▶ GIVEN EXERCISE
Quote the lines that run from the line containing "Generate a web" down to the line containing "const errors = [ungrazedErr, grazedErr];". Include both of those lines, reproduce each exactly, and omit everything else.

▶ PROVIDED RECORDS
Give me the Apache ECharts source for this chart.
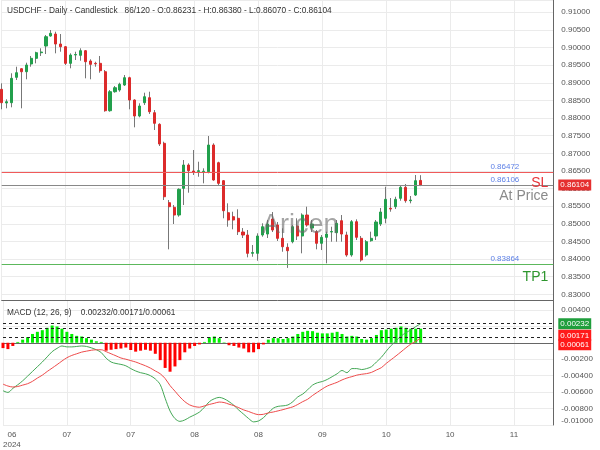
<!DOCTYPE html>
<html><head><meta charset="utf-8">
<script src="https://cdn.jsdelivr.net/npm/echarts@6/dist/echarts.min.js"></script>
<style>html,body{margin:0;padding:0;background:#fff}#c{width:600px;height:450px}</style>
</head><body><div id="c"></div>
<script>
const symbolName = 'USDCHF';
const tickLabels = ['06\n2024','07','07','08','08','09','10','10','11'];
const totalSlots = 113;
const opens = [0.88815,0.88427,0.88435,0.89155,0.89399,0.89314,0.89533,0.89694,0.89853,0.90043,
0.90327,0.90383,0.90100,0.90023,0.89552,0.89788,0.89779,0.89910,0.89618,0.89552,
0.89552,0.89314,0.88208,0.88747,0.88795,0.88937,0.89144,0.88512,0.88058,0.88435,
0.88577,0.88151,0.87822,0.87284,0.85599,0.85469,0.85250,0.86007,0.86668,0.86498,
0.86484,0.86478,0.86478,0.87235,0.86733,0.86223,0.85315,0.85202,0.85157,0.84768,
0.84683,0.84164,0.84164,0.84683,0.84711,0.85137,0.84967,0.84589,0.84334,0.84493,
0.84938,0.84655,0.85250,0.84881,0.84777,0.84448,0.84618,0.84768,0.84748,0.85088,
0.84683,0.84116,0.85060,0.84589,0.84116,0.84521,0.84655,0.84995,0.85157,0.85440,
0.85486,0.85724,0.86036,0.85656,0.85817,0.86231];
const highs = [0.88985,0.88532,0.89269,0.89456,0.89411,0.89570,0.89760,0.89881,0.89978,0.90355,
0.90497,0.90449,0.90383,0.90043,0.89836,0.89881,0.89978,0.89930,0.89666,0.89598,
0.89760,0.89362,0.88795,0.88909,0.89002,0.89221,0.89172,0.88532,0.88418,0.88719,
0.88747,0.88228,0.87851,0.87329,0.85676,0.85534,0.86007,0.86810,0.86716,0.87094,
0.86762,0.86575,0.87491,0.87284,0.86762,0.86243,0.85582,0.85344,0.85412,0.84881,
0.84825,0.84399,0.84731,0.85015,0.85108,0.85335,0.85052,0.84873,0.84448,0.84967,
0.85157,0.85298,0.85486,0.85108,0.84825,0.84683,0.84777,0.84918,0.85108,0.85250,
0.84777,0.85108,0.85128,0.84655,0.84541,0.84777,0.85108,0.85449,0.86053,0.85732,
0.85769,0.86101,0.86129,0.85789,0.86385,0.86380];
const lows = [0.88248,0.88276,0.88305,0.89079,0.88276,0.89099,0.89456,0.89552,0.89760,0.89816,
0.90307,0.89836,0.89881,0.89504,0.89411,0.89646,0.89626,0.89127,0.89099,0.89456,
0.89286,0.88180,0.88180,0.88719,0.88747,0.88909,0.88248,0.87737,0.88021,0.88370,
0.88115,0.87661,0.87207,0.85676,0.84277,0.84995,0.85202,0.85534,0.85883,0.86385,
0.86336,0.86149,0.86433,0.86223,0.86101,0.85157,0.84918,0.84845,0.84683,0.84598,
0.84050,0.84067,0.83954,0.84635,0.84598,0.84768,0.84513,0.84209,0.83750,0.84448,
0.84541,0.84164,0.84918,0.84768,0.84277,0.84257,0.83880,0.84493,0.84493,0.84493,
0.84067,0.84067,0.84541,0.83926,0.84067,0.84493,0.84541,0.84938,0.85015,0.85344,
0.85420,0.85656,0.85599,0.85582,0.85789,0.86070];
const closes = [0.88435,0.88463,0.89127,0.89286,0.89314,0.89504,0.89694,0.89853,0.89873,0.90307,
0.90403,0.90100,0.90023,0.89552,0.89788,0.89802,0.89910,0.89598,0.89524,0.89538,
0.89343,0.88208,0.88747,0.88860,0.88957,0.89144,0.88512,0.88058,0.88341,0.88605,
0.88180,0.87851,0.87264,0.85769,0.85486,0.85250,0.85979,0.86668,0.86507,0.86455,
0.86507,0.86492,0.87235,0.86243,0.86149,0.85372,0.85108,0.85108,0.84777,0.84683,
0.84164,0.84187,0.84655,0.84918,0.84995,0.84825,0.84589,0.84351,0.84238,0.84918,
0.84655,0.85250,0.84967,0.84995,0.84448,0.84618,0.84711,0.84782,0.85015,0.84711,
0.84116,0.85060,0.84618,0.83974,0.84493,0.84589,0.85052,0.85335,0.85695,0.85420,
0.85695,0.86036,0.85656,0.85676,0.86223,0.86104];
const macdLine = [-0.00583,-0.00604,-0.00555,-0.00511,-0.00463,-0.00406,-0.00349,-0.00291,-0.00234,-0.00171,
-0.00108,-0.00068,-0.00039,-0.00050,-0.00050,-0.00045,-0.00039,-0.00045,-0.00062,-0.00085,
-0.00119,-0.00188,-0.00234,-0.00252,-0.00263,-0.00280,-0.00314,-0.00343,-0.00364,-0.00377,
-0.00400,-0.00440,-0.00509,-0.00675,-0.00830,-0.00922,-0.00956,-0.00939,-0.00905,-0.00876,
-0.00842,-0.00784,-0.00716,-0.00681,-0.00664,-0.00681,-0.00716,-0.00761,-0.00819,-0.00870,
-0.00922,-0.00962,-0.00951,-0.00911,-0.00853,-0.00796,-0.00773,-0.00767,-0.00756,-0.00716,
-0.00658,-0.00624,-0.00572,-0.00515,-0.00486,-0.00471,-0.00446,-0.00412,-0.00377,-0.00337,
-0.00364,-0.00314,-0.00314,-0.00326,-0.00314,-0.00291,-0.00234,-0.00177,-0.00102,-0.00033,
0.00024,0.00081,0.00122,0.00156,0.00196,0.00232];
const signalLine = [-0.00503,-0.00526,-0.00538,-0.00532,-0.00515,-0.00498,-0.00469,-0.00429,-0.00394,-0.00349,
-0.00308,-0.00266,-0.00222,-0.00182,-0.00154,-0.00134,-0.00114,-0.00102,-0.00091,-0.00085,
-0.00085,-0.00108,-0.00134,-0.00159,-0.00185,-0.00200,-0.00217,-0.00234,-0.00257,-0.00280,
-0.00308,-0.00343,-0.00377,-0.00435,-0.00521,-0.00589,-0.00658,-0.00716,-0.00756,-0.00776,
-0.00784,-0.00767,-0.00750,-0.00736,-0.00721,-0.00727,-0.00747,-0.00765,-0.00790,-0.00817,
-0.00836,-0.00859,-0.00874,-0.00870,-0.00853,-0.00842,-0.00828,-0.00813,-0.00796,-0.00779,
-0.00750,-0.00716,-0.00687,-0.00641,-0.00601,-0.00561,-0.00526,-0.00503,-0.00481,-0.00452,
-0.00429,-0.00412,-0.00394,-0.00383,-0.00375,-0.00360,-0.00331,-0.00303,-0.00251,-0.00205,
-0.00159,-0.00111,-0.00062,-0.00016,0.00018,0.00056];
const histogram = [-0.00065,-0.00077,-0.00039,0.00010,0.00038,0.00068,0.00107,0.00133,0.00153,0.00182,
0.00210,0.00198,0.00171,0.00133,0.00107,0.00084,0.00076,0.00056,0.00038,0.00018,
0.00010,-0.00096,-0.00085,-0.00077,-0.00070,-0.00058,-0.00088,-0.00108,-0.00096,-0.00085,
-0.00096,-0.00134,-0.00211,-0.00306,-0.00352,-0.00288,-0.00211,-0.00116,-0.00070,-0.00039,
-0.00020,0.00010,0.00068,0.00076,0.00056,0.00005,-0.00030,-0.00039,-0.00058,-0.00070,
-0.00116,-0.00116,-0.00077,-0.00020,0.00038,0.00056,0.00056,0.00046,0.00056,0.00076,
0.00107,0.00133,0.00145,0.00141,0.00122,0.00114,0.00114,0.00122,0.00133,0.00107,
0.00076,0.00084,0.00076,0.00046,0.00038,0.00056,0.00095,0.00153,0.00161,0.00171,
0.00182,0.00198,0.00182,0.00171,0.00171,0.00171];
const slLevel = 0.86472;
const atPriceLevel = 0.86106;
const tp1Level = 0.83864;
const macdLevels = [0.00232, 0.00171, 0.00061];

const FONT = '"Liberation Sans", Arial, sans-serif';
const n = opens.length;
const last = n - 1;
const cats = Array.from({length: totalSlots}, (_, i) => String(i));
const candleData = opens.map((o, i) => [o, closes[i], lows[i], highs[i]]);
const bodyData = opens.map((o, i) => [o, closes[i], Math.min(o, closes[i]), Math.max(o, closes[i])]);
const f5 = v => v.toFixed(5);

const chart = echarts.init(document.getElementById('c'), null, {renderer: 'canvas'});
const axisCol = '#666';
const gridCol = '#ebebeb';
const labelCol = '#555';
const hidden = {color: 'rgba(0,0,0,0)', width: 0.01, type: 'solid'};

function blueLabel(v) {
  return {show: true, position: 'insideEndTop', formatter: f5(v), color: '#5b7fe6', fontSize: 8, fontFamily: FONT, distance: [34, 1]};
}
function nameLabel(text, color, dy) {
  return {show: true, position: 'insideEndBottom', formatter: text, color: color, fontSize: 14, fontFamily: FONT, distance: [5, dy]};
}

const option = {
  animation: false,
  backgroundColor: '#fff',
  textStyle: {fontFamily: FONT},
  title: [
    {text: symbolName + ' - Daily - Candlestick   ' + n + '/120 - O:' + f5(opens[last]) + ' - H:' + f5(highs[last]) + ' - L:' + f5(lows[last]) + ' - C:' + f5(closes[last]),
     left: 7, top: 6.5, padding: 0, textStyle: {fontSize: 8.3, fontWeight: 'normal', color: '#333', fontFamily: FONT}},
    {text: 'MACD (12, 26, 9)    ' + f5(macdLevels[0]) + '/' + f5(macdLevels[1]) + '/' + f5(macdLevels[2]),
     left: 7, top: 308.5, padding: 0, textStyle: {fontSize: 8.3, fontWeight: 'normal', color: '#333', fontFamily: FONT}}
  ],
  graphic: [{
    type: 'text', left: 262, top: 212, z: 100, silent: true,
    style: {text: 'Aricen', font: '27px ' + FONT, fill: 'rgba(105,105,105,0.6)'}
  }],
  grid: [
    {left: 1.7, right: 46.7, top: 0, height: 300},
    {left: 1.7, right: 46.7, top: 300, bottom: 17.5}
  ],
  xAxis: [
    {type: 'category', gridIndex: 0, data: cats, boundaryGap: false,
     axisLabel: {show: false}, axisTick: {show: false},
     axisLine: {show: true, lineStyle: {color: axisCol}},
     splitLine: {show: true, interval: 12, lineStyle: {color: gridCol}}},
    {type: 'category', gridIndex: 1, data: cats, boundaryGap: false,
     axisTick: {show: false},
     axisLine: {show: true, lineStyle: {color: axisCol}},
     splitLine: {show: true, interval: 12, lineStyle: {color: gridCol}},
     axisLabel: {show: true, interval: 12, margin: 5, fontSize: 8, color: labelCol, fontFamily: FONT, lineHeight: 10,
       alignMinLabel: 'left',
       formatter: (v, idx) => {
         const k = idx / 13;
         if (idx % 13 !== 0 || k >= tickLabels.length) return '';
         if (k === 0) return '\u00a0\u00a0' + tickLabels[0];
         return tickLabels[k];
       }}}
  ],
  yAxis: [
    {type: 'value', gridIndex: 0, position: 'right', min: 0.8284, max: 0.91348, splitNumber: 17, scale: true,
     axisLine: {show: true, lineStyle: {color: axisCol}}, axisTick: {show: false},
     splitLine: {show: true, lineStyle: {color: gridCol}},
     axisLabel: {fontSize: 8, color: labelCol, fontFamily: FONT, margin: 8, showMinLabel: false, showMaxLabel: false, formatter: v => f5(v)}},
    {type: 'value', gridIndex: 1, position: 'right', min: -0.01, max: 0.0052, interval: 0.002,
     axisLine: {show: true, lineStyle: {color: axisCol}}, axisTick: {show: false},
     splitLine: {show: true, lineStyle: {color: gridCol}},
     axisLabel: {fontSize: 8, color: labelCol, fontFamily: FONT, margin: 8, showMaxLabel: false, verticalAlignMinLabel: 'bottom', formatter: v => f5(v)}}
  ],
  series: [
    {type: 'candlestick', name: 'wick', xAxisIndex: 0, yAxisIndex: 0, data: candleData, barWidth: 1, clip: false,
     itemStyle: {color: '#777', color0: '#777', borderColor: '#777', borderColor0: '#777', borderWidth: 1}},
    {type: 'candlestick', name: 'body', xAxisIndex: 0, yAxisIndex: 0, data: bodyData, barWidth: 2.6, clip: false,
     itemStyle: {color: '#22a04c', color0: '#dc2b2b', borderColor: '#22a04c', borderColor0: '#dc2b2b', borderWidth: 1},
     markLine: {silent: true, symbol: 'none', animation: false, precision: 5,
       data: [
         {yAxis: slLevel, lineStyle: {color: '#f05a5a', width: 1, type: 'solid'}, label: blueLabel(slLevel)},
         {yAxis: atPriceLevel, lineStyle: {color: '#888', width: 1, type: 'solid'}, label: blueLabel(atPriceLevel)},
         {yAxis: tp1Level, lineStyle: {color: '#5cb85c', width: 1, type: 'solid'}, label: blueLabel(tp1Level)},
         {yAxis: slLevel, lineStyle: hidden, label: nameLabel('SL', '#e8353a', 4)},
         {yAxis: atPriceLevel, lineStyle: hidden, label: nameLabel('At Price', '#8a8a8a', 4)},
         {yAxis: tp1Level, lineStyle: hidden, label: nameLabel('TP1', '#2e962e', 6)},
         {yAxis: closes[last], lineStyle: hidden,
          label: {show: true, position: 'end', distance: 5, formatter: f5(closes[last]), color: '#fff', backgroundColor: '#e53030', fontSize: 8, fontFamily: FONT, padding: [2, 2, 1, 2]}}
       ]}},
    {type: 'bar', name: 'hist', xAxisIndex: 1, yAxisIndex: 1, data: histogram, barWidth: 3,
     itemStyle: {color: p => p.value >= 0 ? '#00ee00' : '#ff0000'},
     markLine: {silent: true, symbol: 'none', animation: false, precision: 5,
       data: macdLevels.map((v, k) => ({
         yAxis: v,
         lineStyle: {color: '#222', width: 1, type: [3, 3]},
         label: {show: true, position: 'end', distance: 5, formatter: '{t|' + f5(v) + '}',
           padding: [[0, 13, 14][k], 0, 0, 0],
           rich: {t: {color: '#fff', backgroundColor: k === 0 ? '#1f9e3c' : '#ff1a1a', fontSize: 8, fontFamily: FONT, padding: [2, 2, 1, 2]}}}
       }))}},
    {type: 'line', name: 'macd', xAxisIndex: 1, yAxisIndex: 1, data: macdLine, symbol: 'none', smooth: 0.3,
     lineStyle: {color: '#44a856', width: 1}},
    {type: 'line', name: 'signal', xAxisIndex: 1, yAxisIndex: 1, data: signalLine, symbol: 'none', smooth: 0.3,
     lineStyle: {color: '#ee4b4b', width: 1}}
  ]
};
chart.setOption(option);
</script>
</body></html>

==

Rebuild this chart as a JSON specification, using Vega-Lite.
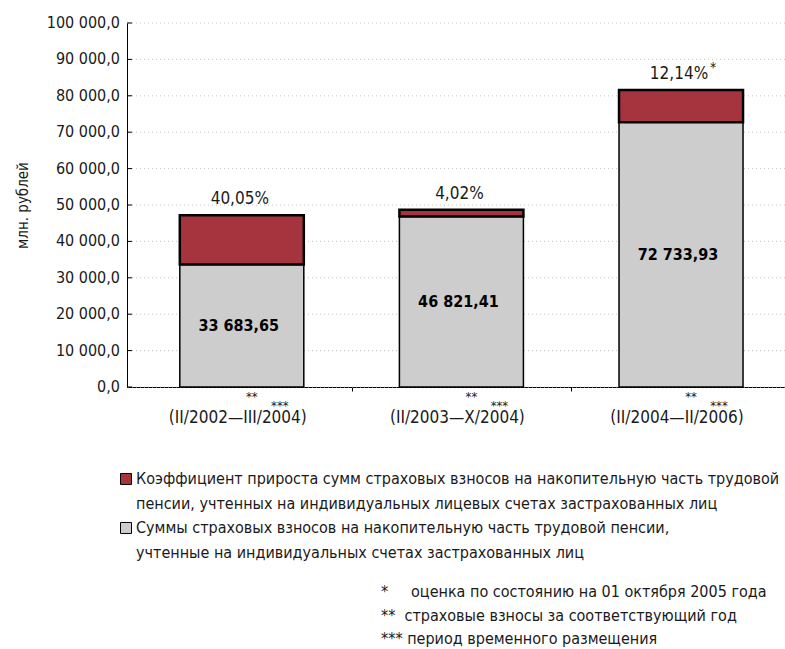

...

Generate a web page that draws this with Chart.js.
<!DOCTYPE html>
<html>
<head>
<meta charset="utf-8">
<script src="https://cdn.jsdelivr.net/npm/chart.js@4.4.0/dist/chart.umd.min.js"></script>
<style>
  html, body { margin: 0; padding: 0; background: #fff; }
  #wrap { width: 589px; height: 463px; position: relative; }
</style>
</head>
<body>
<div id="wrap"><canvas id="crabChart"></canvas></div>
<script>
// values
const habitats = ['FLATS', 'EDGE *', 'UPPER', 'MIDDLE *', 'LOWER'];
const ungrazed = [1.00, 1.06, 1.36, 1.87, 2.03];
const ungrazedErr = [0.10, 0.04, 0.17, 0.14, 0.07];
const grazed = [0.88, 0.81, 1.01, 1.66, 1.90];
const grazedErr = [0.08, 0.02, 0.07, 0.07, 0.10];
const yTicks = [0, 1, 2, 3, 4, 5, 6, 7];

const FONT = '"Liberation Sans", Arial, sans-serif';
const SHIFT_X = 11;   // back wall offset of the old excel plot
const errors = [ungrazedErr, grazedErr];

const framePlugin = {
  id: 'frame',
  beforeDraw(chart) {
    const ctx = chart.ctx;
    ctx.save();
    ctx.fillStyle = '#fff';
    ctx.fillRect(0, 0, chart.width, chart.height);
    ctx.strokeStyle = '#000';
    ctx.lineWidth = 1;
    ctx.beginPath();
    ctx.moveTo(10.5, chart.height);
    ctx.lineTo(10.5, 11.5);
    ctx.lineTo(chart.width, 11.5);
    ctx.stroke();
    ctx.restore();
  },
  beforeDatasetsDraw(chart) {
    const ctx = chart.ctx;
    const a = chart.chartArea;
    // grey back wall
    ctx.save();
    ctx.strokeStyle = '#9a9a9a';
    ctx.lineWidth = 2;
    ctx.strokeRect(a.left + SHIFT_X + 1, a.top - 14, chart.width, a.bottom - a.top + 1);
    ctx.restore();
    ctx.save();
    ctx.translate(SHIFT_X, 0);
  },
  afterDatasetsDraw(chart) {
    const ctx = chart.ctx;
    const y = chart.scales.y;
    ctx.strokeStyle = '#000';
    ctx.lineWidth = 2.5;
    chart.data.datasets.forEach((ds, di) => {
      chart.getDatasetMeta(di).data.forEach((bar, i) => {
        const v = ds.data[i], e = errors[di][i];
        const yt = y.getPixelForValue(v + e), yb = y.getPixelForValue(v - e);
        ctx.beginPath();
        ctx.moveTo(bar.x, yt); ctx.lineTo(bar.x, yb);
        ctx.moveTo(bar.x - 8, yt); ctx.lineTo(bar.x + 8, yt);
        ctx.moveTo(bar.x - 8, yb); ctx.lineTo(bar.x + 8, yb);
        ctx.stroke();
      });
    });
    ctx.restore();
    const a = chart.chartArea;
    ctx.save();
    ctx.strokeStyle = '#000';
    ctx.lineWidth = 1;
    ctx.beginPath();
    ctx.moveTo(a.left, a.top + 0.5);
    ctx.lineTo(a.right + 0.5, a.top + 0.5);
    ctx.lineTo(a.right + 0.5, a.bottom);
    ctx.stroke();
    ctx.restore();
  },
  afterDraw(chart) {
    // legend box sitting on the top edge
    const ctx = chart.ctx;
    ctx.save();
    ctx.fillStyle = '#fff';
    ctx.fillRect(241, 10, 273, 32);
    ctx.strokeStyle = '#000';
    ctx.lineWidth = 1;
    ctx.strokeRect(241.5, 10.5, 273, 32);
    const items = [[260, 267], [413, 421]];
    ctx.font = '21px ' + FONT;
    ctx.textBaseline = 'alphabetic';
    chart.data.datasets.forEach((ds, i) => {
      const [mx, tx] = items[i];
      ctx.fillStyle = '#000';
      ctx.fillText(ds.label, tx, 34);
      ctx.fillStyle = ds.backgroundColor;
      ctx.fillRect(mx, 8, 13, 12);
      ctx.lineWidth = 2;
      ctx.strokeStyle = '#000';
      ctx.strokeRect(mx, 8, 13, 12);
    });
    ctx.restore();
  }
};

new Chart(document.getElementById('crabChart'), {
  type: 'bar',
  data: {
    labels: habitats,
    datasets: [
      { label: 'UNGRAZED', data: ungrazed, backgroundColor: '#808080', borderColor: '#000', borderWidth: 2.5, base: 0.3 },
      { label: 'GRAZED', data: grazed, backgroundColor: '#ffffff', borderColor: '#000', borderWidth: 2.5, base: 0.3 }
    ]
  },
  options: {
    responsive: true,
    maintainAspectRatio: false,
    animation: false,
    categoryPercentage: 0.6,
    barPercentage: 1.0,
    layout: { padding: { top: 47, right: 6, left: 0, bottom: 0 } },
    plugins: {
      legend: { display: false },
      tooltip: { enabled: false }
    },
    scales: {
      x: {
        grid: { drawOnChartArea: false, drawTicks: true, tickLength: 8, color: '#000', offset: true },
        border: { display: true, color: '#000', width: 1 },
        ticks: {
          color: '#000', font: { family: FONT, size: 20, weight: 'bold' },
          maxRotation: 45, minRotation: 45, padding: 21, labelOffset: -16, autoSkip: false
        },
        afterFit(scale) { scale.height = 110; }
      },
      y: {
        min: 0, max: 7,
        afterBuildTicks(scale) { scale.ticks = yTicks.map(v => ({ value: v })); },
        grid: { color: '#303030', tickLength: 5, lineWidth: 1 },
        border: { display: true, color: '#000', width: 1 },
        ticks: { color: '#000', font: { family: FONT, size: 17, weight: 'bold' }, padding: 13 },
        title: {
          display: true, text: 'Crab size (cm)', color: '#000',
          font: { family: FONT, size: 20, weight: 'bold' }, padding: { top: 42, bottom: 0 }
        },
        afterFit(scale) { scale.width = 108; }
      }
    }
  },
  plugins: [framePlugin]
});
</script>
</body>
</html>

▶ RESPONSE TO THIS TASK
Generate a web page that draws this with Chart.js.
<!DOCTYPE html>
<html>
<head>
<meta charset="utf-8">
<script src="https://cdn.jsdelivr.net/npm/chart.js@4.4.0/dist/chart.umd.min.js"></script>
<style>
  html, body { margin: 0; padding: 0; background: #fff; }
  #wrap { width: 589px; height: 463px; position: relative; }
</style>
</head>
<body>
<div id="wrap"><canvas id="crabChart"></canvas></div>
<script>
// values
const habitats = ['FLATS', 'EDGE *', 'UPPER', 'MIDDLE *', 'LOWER'];
const ungrazed = [1.00, 1.06, 1.36, 1.87, 2.03];
const ungrazedErr = [0.10, 0.04, 0.17, 0.14, 0.07];
const grazed = [0.88, 0.81, 1.01, 1.66, 1.90];
const grazedErr = [0.08, 0.02, 0.07, 0.07, 0.10];
const yTicks = [0, 1, 2, 3, 4, 5, 6, 7];

const FONT = '"Liberation Sans", Arial, sans-serif';
const SHIFT_X = 11;   // back wall offset of the old excel plot
const errors = [ungrazedErr, grazedErr];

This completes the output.